Words matter — but will they do so anytime soon?

In the course of President Obama’s tax day remarks, he reiterated his absurd pledge to cut $2 trillion from the deficit (all the while claiming not to know about the nationwide tax protests):

We know that tax relief must be joined with fiscal discipline. Americans are making hard choices in their budgets, and we’ve got to tighten our belts in Washington as well. And that’s why we’ve already identified $2 trillion dollars in deficit reductions over the next decade. And that’s why we’re cutting programs that don’t work, contracts that aren’t fair and spending that we don’t need…We’ve passed tax cuts that will help our economy grow. We’ve made a clear promise that families that earn less than $250,000 a year will not see their taxes increase by a single dime. And we have kept to those promises

As the graphic above shows, this fellow Obama talks sheer nonsense. He says a $10 trillion increase in the deficit is a $2 trillion reduction.

The President often says “words must mean something.” They obviously mean whatever he wants them to mean, nothing more and nothing less. And the disgraceful media can’t be bothered to do anything other than worship their hero and hector those who dare to disagree with him.
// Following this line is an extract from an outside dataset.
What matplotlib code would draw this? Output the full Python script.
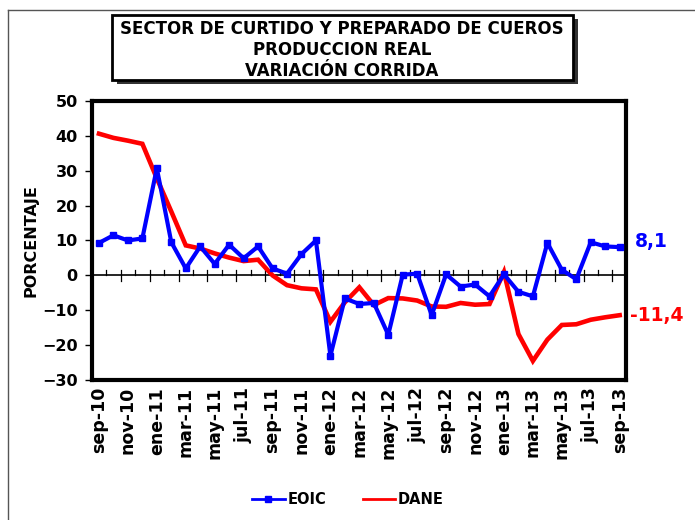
import numpy as np
import matplotlib.pyplot as plt
from matplotlib.patches import Rectangle
from matplotlib.lines import Line2D

# meses sep-10 .. sep-13
meses = ['sep-10', 'oct-10', 'nov-10', 'dic-10', 'ene-11', 'feb-11', 'mar-11', 'abr-11',
         'may-11', 'jun-11', 'jul-11', 'ago-11', 'sep-11', 'oct-11', 'nov-11', 'dic-11',
         'ene-12', 'feb-12', 'mar-12', 'abr-12', 'may-12', 'jun-12', 'jul-12', 'ago-12',
         'sep-12', 'oct-12', 'nov-12', 'dic-12', 'ene-13', 'feb-13', 'mar-13', 'abr-13',
         'may-13', 'jun-13', 'jul-13', 'ago-13', 'sep-13']

eoic = [9.3, 11.5, 10.0, 10.6, 30.7, 9.5, 2.0, 8.3, 3.3, 8.8, 4.9, 8.3, 2.0, 0.5, 6.1, 10.0,
        -23.0, -6.6, -8.2, -7.9, -17.0, 0.2, 0.5, -11.4, 0.3, -3.2, -2.6, -6.0, 0.3, -4.7,
        -6.0, 9.3, 1.6, -1.1, 9.5, 8.3, 8.1]

dane = [40.6, 39.4, 38.6, 37.7, 27.8, 18.3, 8.6, 7.7, 6.3, 5.1, 4.1, 4.5, 0.0, -2.8, -3.7,
        -4.0, -13.3, -7.7, -3.4, -8.5, -6.5, -6.6, -7.2, -8.9, -9.0, -7.9, -8.4, -8.2, 1.0,
        -16.8, -24.5, -18.4, -14.2, -14.0, -12.7, -12.0, -11.4]

x = np.arange(len(meses))

fig = plt.figure(figsize=(6.95, 5.2), dpi=100)
ax = fig.add_axes([0.132, 0.269, 0.769, 0.537])

ax.plot(x, dane, color='red', linewidth=3.3, solid_joinstyle='miter', zorder=3)
ax.plot(x, eoic, color='blue', linewidth=3, marker='s', markersize=4.5, zorder=4)

# linea del cero con marcas por mes
ax.axhline(0, color='black', linewidth=1.2, zorder=2)
for i in range(len(meses)):
    if i % 2 == 1:
        ax.plot([i + 0.5, i + 0.5], [-1.5, 1.5], color='black', linewidth=0.9, zorder=2)
    else:
        ax.plot([i + 0.5, i + 0.5], [0, 1.5], color='black', linewidth=0.9, zorder=2)

ax.set_xlim(-0.5, len(meses) - 0.55)
ax.set_ylim(-30, 50)
ax.set_yticks(range(-30, 51, 10))
ax.set_xticks(x[::2])
ax.set_xticklabels(meses[::2], rotation=90, fontsize=12.5, fontweight='bold')
ax.tick_params(axis='x', length=0, pad=5)
ax.tick_params(axis='y', length=5, width=1, labelsize=11.5, pad=5)
for lab in ax.get_yticklabels():
    lab.set_fontweight('bold')
for s in ax.spines.values():
    s.set_linewidth(3)
ax.set_ylabel('PORCENTAJE', fontsize=11.5, fontweight='bold', labelpad=3)

# valores finales
ax.annotate('8,1', xy=(1.0, eoic[-1]), xycoords=('axes fraction', 'data'),
            xytext=(6, 4), textcoords='offset points', color='blue',
            fontsize=13.5, fontweight='bold', va='center')
ax.annotate(f'{dane[-1]:.1f}'.replace('.', ','), xy=(1.0, dane[-1]),
            xycoords=('axes fraction', 'data'), xytext=(3, 0), textcoords='offset points',
            color='red', fontsize=13.5, fontweight='bold', va='center')

# cuadro del titulo con sombra
fig.patches.append(Rectangle((117 / 695, 1 - 84 / 520), 461 / 695, 65 / 520,
                             transform=fig.transFigure, facecolor='#333333',
                             edgecolor='none', zorder=0))
fig.patches.append(Rectangle((112 / 695, 1 - 80 / 520), 461 / 695, 65 / 520,
                             transform=fig.transFigure, facecolor='white',
                             edgecolor='black', linewidth=2, zorder=1))
fig.text(342 / 695, 1 - 50 / 520,
         'SECTOR DE CURTIDO Y PREPARADO DE CUEROS\nPRODUCCION REAL\nVARIACIÓN CORRIDA',
         ha='center', va='center', fontsize=12, fontweight='bold', linespacing=1.25)

# borde exterior
fig.add_artist(Line2D([8 / 695, 8 / 695], [0, 1 - 10 / 520], transform=fig.transFigure,
                      color='#555555', linewidth=1))
fig.add_artist(Line2D([8 / 695, 1], [1 - 10 / 520, 1 - 10 / 520], transform=fig.transFigure,
                      color='#555555', linewidth=1))

handles = [Line2D([], [], color='blue', linewidth=2, marker='s', markersize=4.5),
           Line2D([], [], color='red', linewidth=2)]
fig.legend(handles, ['EOIC', 'DANE'], loc='center', bbox_to_anchor=(348 / 695, 1 - 500 / 520),
           ncol=2, frameon=False, prop={'weight': 'bold', 'size': 10.5},
           handlelength=2.2, handletextpad=0.2, columnspacing=2.5)

fig.savefig('out.png', dpi=100)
One Response to “Words matter — but will they do so anytime soon?”

  1. MarkD Says:

    To elaborate slightly, heroes are people who have accomplished something, not those who talk about what they are going to do. The media can say whatever they like, the deficits and waste are real, rising, unsustainable, and increasingly difficult to hide.

    We’re like the spendthrift with multiple credit cards. We can keep borrowing, and moving balances around, but that only compounds what we need to repay.